§ **Data block**:
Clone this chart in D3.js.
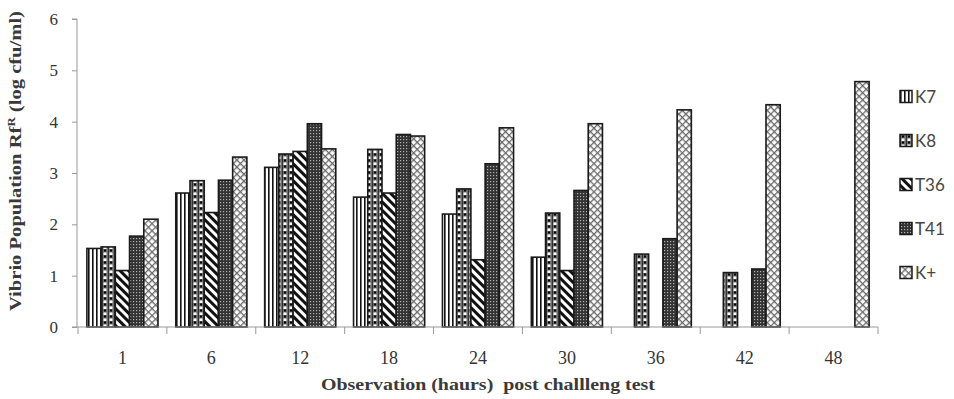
<!DOCTYPE html>
<html><head><meta charset="utf-8">
<script src="https://cdn.jsdelivr.net/npm/d3@7"></script>
<style>body{margin:0;background:#fff}svg{display:block}</style>
</head><body>
<svg id="c" width="954" height="399"></svg>
<script>
const categories = ["1","6","12","18","24","30","36","42","48"];
const seriesNames = ["K7","K8","T36","T41","K+"];
const K7  = [1.53,2.61,3.11,2.53,2.20,1.36,null,null,null];
const K8  = [1.56,2.85,3.37,3.46,2.69,2.22,1.42,1.06,null];
const T36 = [1.10,2.23,3.42,2.61,1.31,1.10,null,null,null];
const T41 = [1.77,2.86,3.96,3.75,3.18,2.66,1.72,1.13,null];
const KP  = [2.10,3.31,3.47,3.72,3.88,3.96,4.23,4.33,4.78];
const yTicks = [0,1,2,3,4,5,6];
const xTitle = "Observation (haurs)\u00a0\u00a0post challleng test";

const seriesValues = [K7,K8,T36,T41,KP];
const svg = d3.select("#c");
const defs = svg.append("defs");

function pat(id,w,h,tf){const p=defs.append("pattern").attr("id",id).attr("patternUnits","userSpaceOnUse").attr("width",w).attr("height",h);if(tf)p.attr("patternTransform",tf);return p;}
let p;
p=pat("pK7",4,4);p.append("rect").attr("width",4).attr("height",4).attr("fill","#fff");p.append("rect").attr("width",1.6).attr("height",4).attr("fill","#111");
p=pat("pK8",6,6);p.append("rect").attr("width",6).attr("height",6).attr("fill","#6e6e6e");
p.append("rect").attr("x",1.5).attr("y",0.5).attr("width",3).attr("height",2.5).attr("fill","#fff");
p.append("rect").attr("x",2).attr("y",3.5).attr("width",2).attr("height",2).attr("fill","#000");
p.append("rect").attr("x",0).attr("y",0).attr("width",0.8).attr("height",6).attr("fill","#222");
p=pat("pT36",6,6,"rotate(-45)");p.append("rect").attr("width",6).attr("height",6).attr("fill","#fff");p.append("rect").attr("width",3).attr("height",6).attr("fill","#111");
p=pat("pT41",3,3);p.append("rect").attr("width",3).attr("height",3).attr("fill","#333");p.append("rect").attr("x",1).attr("y",1).attr("width",1.2).attr("height",1.2).attr("fill","#b0b0b0");
p=pat("pKP",5,5,"rotate(45)");p.append("rect").attr("width",5).attr("height",5).attr("fill","#fff");
p.append("rect").attr("width",1.3).attr("height",5).attr("fill","#6a6a6a");p.append("rect").attr("width",5).attr("height",1.3).attr("fill","#6a6a6a");
const fills = ["url(#pK7)","url(#pK8)","url(#pT36)","url(#pT41)","url(#pKP)"];

const x0 = d3.scaleBand().domain(categories).range([78,878]).padding(0);
const bw = x0.bandwidth();
const x1 = d3.scaleBand().domain(seriesNames).range([bw*0.1, bw*0.9]).padding(0);
const y = d3.scaleLinear().domain([0,6]).range([327,19]);

const yAx = svg.append("g").attr("transform","translate(77,0)")
  .call(d3.axisLeft(y).tickValues(yTicks).tickSize(5).tickPadding(14).tickFormat(d3.format("d")));
yAx.select(".domain").attr("stroke","#999").attr("d","M-5,19H0V327H-5");
yAx.selectAll(".tick line").attr("stroke","#999");
yAx.selectAll("text").attr("font-family","'Liberation Serif',serif").attr("font-size",17).attr("fill","#333");

const g = svg.append("g");
categories.forEach((c,ci)=>{
  seriesNames.forEach((s,si)=>{
    const v = seriesValues[si][ci];
    if(v==null) return;
    g.append("rect").attr("x",x0(c)+x1(s)).attr("width",x1.bandwidth())
      .attr("y",y(v)).attr("height",y(0)-y(v))
      .attr("fill",fills[si]).attr("stroke","#1a1a1a").attr("stroke-width",1.6);
  });
});

const xAx = svg.append("g").attr("transform","translate(0,327)");
xAx.append("line").attr("x1",77).attr("x2",878).attr("stroke","#999");
xAx.selectAll("line.t").data(d3.range(categories.length+1)).join("line").attr("class","t")
  .attr("x1",i=>78+i*bw).attr("x2",i=>78+i*bw).attr("y1",0).attr("y2",7).attr("stroke","#999");
xAx.selectAll("text").data(categories).join("text")
  .attr("x",d=>x0(d)+bw/2).attr("y",37).attr("text-anchor","middle")
  .attr("font-family","'Liberation Serif',serif").attr("font-size",18).attr("fill","#333").text(d=>d);

svg.append("text").attr("x",488).attr("y",390).attr("text-anchor","middle")
  .attr("font-family","'Liberation Serif',serif").attr("font-weight","bold").attr("font-size",17)
  .attr("fill","#3a3a3a").attr("textLength",334).attr("lengthAdjust","spacingAndGlyphs").text(xTitle);

const yt = svg.append("text").attr("transform","translate(21,161) rotate(-90)").attr("text-anchor","middle")
  .attr("font-family","'Liberation Serif',serif").attr("font-weight","bold").attr("font-size",16).attr("fill","#3a3a3a")
  .attr("textLength",300).attr("lengthAdjust","spacingAndGlyphs");
yt.append("tspan").text("Vibrio Population Rf");
yt.append("tspan").attr("font-size",10).attr("dy",-6).text("R");
yt.append("tspan").attr("dy",6).text(" (log cfu/ml)");

const lg = svg.append("g");
seriesNames.forEach((s,i)=>{
  const cy = 96.5 + i*44;
  lg.append("rect").attr("x",900).attr("y",cy-6).attr("width",12).attr("height",12)
    .attr("fill",fills[i]).attr("stroke","#1a1a1a").attr("stroke-width",1.5);
  lg.append("text").attr("x",915).attr("y",cy+6).attr("font-family","Lato,sans-serif").attr("font-size",17)
    .attr("fill","#444").text(s);
});
</script>
</body></html>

§ **What is expected**:
Your copy of the data above should match it exactly, except that pictures are left out.

§ **Answer to the problem**:
Clone this chart in D3.js.
<!DOCTYPE html>
<html><head><meta charset="utf-8">
<script src="https://cdn.jsdelivr.net/npm/d3@7"></script>
<style>body{margin:0;background:#fff}svg{display:block}</style>
</head><body>
<svg id="c" width="954" height="399"></svg>
<script>
const categories = ["1","6","12","18","24","30","36","42","48"];
const seriesNames = ["K7","K8","T36","T41","K+"];
const K7  = [1.53,2.61,3.11,2.53,2.20,1.36,null,null,null];
const K8  = [1.56,2.85,3.37,3.46,2.69,2.22,1.42,1.06,null];
const T36 = [1.10,2.23,3.42,2.61,1.31,1.10,null,null,null];
const T41 = [1.77,2.86,3.96,3.75,3.18,2.66,1.72,1.13,null];
const KP  = [2.10,3.31,3.47,3.72,3.88,3.96,4.23,4.33,4.78];
const yTicks = [0,1,2,3,4,5,6];
const xTitle = "Observation (haurs)\u00a0\u00a0post challleng test";

const seriesValues = [K7,K8,T36,T41,KP];
const svg = d3.select("#c");
const defs = svg.append("defs");

function pat(id,w,h,tf){const p=defs.append("pattern").attr("id",id).attr("patternUnits","userSpaceOnUse").attr("width",w).attr("height",h);if(tf)p.attr("patternTransform",tf);return p;}
let p;
p=pat("pK7",4,4);p.append("rect").attr("width",4).attr("height",4).attr("fill","#fff");p.append("rect").attr("width",1.6).attr("height",4).attr("fill","#111");
p=pat("pK8",6,6);p.append("rect").attr("width",6).attr("height",6).attr("fill","#6e6e6e");
p.append("rect").attr("x",1.5).attr("y",0.5).attr("width",3).attr("height",2.5).attr("fill","#fff");
p.append("rect").attr("x",2).attr("y",3.5).attr("width",2).attr("height",2).attr("fill","#000");
p.append("rect").attr("x",0).attr("y",0).attr("width",0.8).attr("height",6).attr("fill","#222");
p=pat("pT36",6,6,"rotate(-45)");p.append("rect").attr("width",6).attr("height",6).attr("fill","#fff");p.append("rect").attr("width",3).attr("height",6).attr("fill","#111");
p=pat("pT41",3,3);p.append("rect").attr("width",3).attr("height",3).attr("fill","#333");p.append("rect").attr("x",1).attr("y",1).attr("width",1.2).attr("height",1.2).attr("fill","#b0b0b0");
p=pat("pKP",5,5,"rotate(45)");p.append("rect").attr("width",5).attr("height",5).attr("fill","#fff");
p.append("rect").attr("width",1.3).attr("height",5).attr("fill","#6a6a6a");p.append("rect").attr("width",5).attr("height",1.3).attr("fill","#6a6a6a");
const fills = ["url(#pK7)","url(#pK8)","url(#pT36)","url(#pT41)","url(#pKP)"];

const x0 = d3.scaleBand().domain(categories).range([78,878]).padding(0);
const bw = x0.bandwidth();
const x1 = d3.scaleBand().domain(seriesNames).range([bw*0.1, bw*0.9]).padding(0);
const y = d3.scaleLinear().domain([0,6]).range([327,19]);

const yAx = svg.append("g").attr("transform","translate(77,0)")
  .call(d3.axisLeft(y).tickValues(yTicks).tickSize(5).tickPadding(14).tickFormat(d3.format("d")));
yAx.select(".domain").attr("stroke","#999").attr("d","M-5,19H0V327H-5");
yAx.selectAll(".tick line").attr("stroke","#999");
yAx.selectAll("text").attr("font-family","'Liberation Serif',serif").attr("font-size",17).attr("fill","#333");

const g = svg.append("g");
categories.forEach((c,ci)=>{
  seriesNames.forEach((s,si)=>{
    const v = seriesValues[si][ci];
    if(v==null) return;
    g.append("rect").attr("x",x0(c)+x1(s)).attr("width",x1.bandwidth())
      .attr("y",y(v)).attr("height",y(0)-y(v))
      .attr("fill",fills[si]).attr("stroke","#1a1a1a").attr("stroke-width",1.6);
  });
});

const xAx = svg.append("g").attr("transform","translate(0,327)");
xAx.append("line").attr("x1",77).attr("x2",878).attr("stroke","#999");
xAx.selectAll("line.t").data(d3.range(categories.length+1)).join("line").attr("class","t")
  .attr("x1",i=>78+i*bw).attr("x2",i=>78+i*bw).attr("y1",0).attr("y2",7).attr("stroke","#999");
xAx.selectAll("text").data(categories).join("text")
  .attr("x",d=>x0(d)+bw/2).attr("y",37).attr("text-anchor","middle")
  .attr("font-family","'Liberation Serif',serif").attr("font-size",18).attr("fill","#333").text(d=>d);

svg.append("text").attr("x",488).attr("y",390).attr("text-anchor","middle")
  .attr("font-family","'Liberation Serif',serif").attr("font-weight","bold").attr("font-size",17)
  .attr("fill","#3a3a3a").attr("textLength",334).attr("lengthAdjust","spacingAndGlyphs").text(xTitle);

const yt = svg.append("text").attr("transform","translate(21,161) rotate(-90)").attr("text-anchor","middle")
  .attr("font-family","'Liberation Serif',serif").attr("font-weight","bold").attr("font-size",16).attr("fill","#3a3a3a")
  .attr("textLength",300).attr("lengthAdjust","spacingAndGlyphs");
yt.append("tspan").text("Vibrio Population Rf");
yt.append("tspan").attr("font-size",10).attr("dy",-6).text("R");
yt.append("tspan").attr("dy",6).text(" (log cfu/ml)");

const lg = svg.append("g");
seriesNames.forEach((s,i)=>{
  const cy = 96.5 + i*44;
  lg.append("rect").attr("x",900).attr("y",cy-6).attr("width",12).attr("height",12)
    .attr("fill",fills[i]).attr("stroke","#1a1a1a").attr("stroke-width",1.5);
  lg.append("text").attr("x",915).attr("y",cy+6).attr("font-family","Lato,sans-serif").attr("font-size",17)
    .attr("fill","#444").text(s);
});
</script>
</body></html>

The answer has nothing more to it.